I sat in my agent’s office and laid out the entire dilemma for him.
“Joseph,” Ron began, “when I first signed you as a client, I thought, ‘Here’s a good-looking guy, maybe he’s good for a soap opera or two. Maybe a few guest appearances.’”
I sat there thinking, “So far this is one hell of a pep talk. What the hell?”
He continued. “But after I saw your work in Coriolanus, (this was part of Joseph Papp’s Shakespeare series at the Public Theater. The play starred Christopher Walken and Irene Wirth.) I realized that you are a much better actor than I had given you credit for.”

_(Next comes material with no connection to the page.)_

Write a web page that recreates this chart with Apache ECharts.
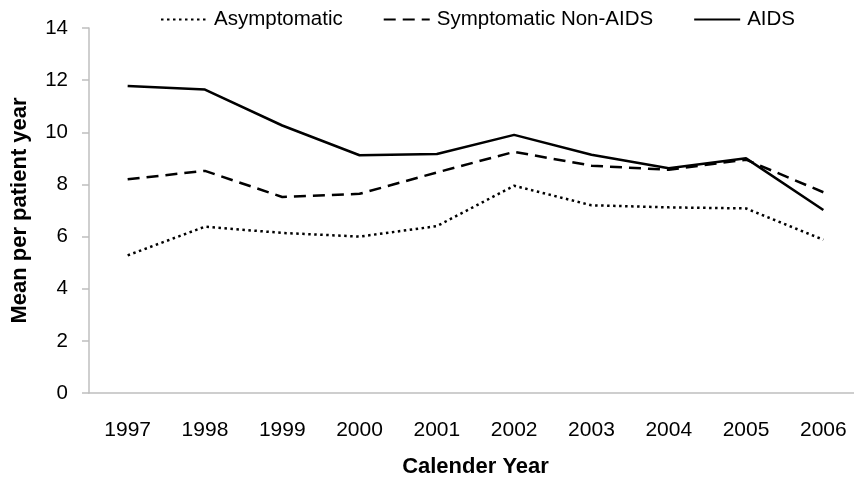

“Thank you.” I guess. What in the hell?
Ron plowed ahead. “You can do better than soaps.”
So far, his speech was doing wonders for my ego. What in the living hell!
“I can’t tell you what to do, but I am a gambling man and I have a house in the country.”
Again, not the greatest pep talk in the world, but that last part stuck with me. I wanted a house in the country too. Shoot! I want a house in the country and a house in the city! Sign me up! I’ll be a gambling fool! If only there was some way to guarantee that I wouldn’t roll snake eyes… (Clearly, it was going to take time for me to get the gambling man thing down.)
I told Ron to call ATWT and thank them. I was going for the house in the country.